McDowell County’s tourism office is trying to answer a bigger question than whether more visitors will come to Welch or the county’s trailheads: can promotion, recruiting and school-to-work programs help keep young families here when the population keeps falling?
Jennifer Justice, executive director of McDowell County Tourism, said the county has had the sharpest population decline in West Virginia since 2020. Census figures show why the issue has become urgent. McDowell County had 19,111 residents in the 2020 Census. The U.S. Census Bureau estimated the county at 17,147 on July 1, 2024, and 16,878 on July 1, 2025, a drop of 11.7% from the April 1, 2020 base. That decline comes on top of a much longer slide from nearly 100,000 residents in 1950.
Justice said the response has to be practical, not abstract. McDowell County Tourism has mailed more than 6,000 new visitor guides and is building out a blog and newsletter to push the county’s attractions, businesses and lodging. The office is also working with the West Virginia Department of Tourism on Destination Optimization, a project aimed at making sure local businesses show up when people use search tools and artificial intelligence to look for places to eat, stay and visit.

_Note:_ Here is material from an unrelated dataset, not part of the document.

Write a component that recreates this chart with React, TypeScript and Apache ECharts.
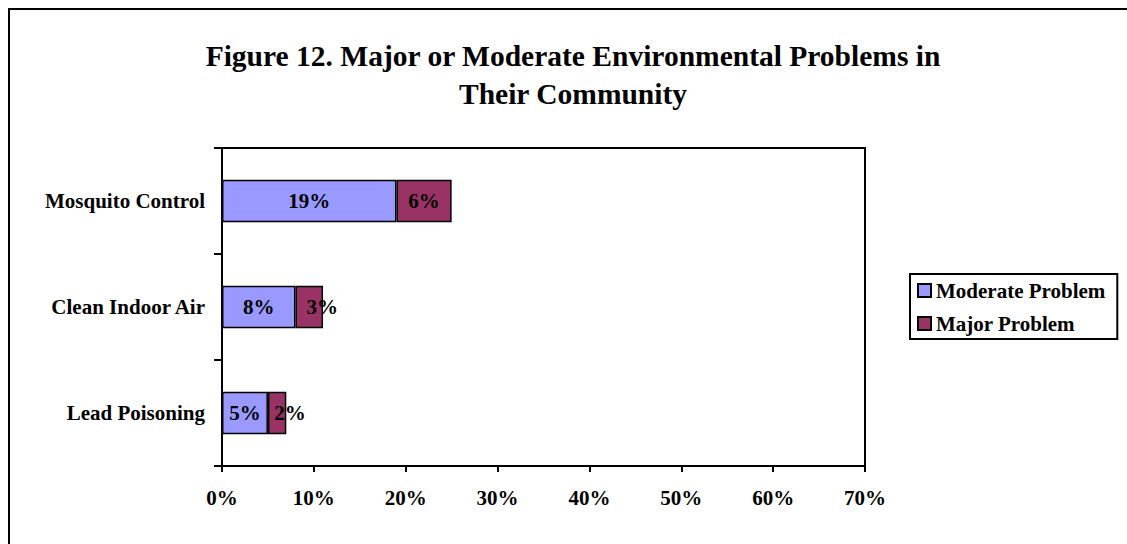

That matters because tourism is one of the few parts of the local economy with room to scale. The West Virginia Department of Tourism said in its 2026 annual report that tourism generated $6.6 billion in visitor spending statewide and supported 1 in 15 jobs. In McDowell County, the department listed tourism’s 2024 impact at $20.0 million and 158 jobs.

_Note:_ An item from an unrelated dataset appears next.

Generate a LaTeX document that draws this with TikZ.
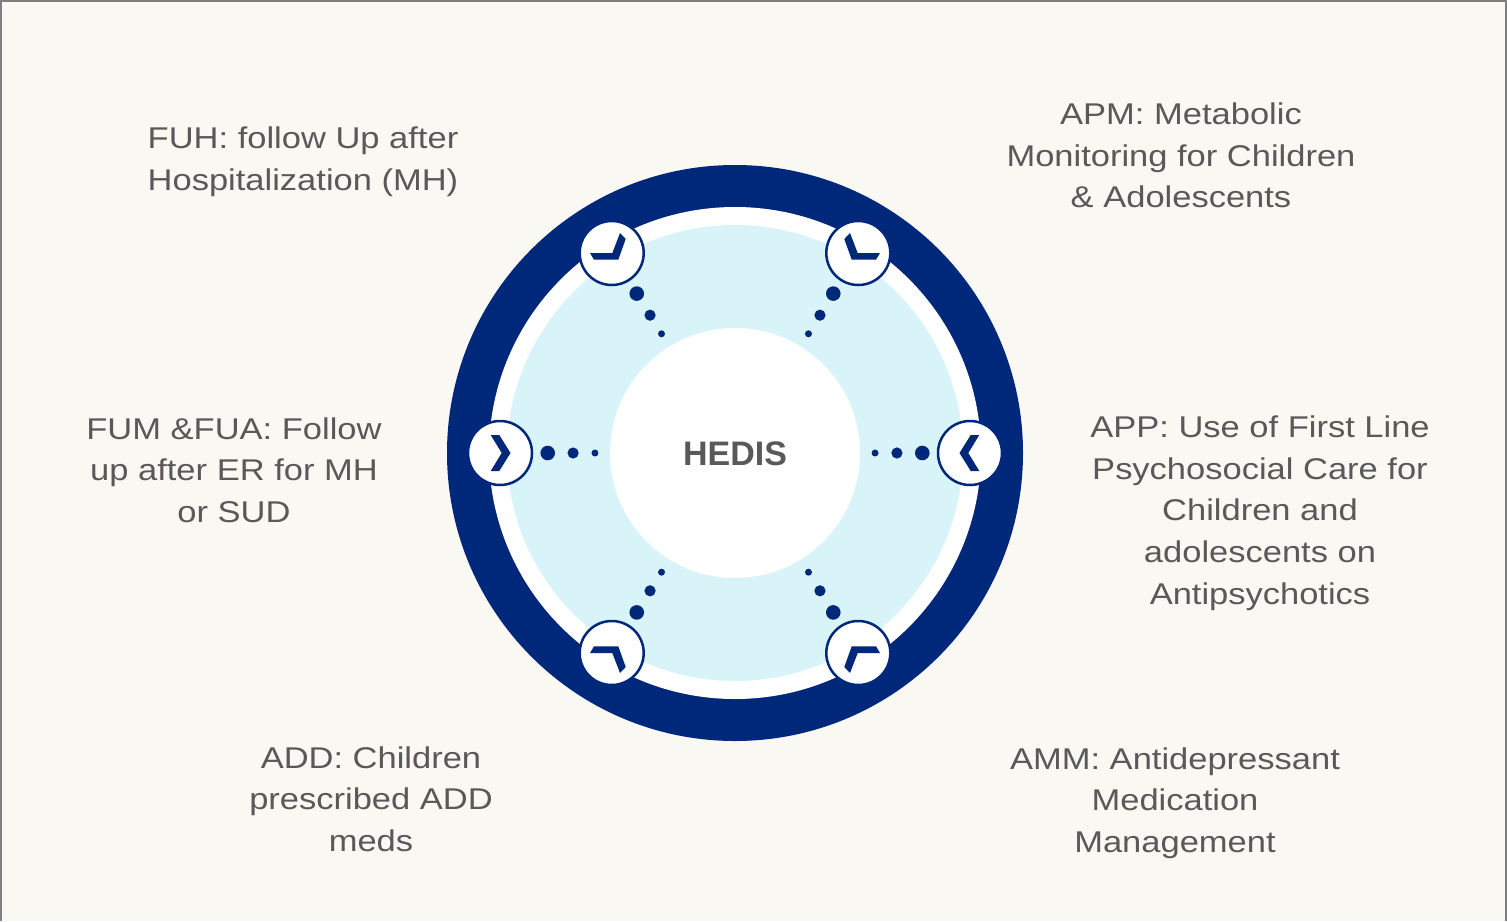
\documentclass[tikz,border=0pt]{standalone}
\usepackage{fontspec}
\usetikzlibrary{calc}
\setmainfont{Liberation Sans}
\newfontfamily\labelfont{Liberation Sans}[FakeStretch=1.15]
\definecolor{navy}{HTML}{00287A}
\definecolor{iceblue}{HTML}{D9F4F9}
\definecolor{paper}{HTML}{F9F8F3}
\definecolor{frame}{HTML}{808080}
\definecolor{ink}{HTML}{595959}
\tikzset{
  lbl/.style={align=center, inner sep=0pt, text=ink,
    font=\labelfont\fontsize{30}{41.7}\selectfont},
  hubtext/.style={inner sep=0pt, text=ink,
    font=\bfseries\fontsize{34}{40}\selectfont},
  iconbox/.style={circle, fill=white, draw=navy, line width=2.5pt,
    minimum size=64pt, inner sep=0pt},
  bigdot/.style={fill=navy},
  diagchev/.pic={\fill[navy] (-21.7,0) -- (0.6,0) -- (8.3,-20) -- (14,-14)
      -- (6.6,6.7) -- (-17.7,6.7) -- cycle;},
  sidechev/.pic={\fill[navy] (-9.3,-18) -- (-0.7,-18) -- (10.5,0)
      -- (-0.7,18) -- (-9.3,18) -- (1.7,0) -- cycle;}
}
\begin{document}
\begin{tikzpicture}[x=1pt, y=-1pt]
  % canvas and frame
  \fill[paper] (0,0) rectangle (1507,921);
  \useasboundingbox (0,0) rectangle (1507,921);
  \draw[frame, line width=2pt] (1,921) -- (1,1) -- (1506,1) -- (1506,921);

  % concentric rings
  \coordinate (c) at (735,453);
  \fill[navy] (c) circle[radius=288];
  \fill[white] (c) circle[radius=246];
  \fill[iceblue] (c) circle[radius=228];
  \node[circle, fill=white, minimum size=250pt, inner sep=0pt] (hubdisc) at (c) {};
  \node[hubtext] (hub) at (735,454) {HEDIS};

  % icon badges on the ring
  \node[iconbox] (w)  at (500,453) {};
  \node[iconbox] (e)  at (970,453) {};
  \node[iconbox] (nw) at (611.7,253) {};
  \node[iconbox] (ne) at (858.3,253) {};
  \node[iconbox] (sw) at (611.7,653) {};
  \node[iconbox] (se) at (858.3,653) {};

  % chevrons inside the badges
  \pic at (w) {sidechev};
  \pic[xscale=-1] at (e) {sidechev};
  \pic at (nw) {diagchev};
  \pic[xscale=-1] at (ne) {diagchev};
  \pic[yscale=-1] at (sw) {diagchev};
  \pic[xscale=-1, yscale=-1] at (se) {diagchev};

  % dotted links from the hub to each badge
  \foreach \b in {w,e,nw,ne,sw,se}{
    \fill[bigdot] ($(c)!0.596!(\b)$) circle[radius=3.5];
    \fill[bigdot] ($(c)!0.689!(\b)$) circle[radius=5.6];
    \fill[bigdot] ($(c)!0.797!(\b)$) circle[radius=7.3];
  }

  % measure labels
  \node[lbl] (fuh) at (303,162) {FUH: follow Up after\\Hospitalization (MH)};
  \node[lbl] (apm) at (1181,155.5) {APM: Metabolic\\Monitoring for Children\\\& Adolescents};
  \node[lbl] (fum) at (234,470) {FUM \&FUA: Follow\\up after ER for MH\\or SUD};
  \node[lbl] (app) at (1260,513) {APP: Use of First Line\\Psychosocial Care for\\Children and\\adolescents on\\Antipsychotics};
  \node[lbl] (add) at (371,799) {ADD: Children\\prescribed ADD\\meds};
  \node[lbl] (amm) at (1175,803) {AMM: Antidepressant\\Medication\\Management};
\end{tikzpicture}
\end{document}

The county’s strategy also reaches beyond visitors and into classrooms. McDowell County Schools is working on a Grow Your Own effort designed to show students that careers in fields such as heating and air conditioning, service work and teaching can exist close to home. The West Virginia Department of Education says Grow Your Own programs are guided career pathways for high school students, and McDowell County has heavily invested in its Grow Your Own Teacher Preparation Program.
Taken together, the efforts point to the same challenge: if McDowell County wants to stabilize school enrollment, fill local jobs and keep recent graduates from leaving, tourism promotion alone will not be enough. Leaders are trying to use every available tool, from visitor guides to teacher preparation, to make the county look less like a place people leave and more like a place where they can build a future.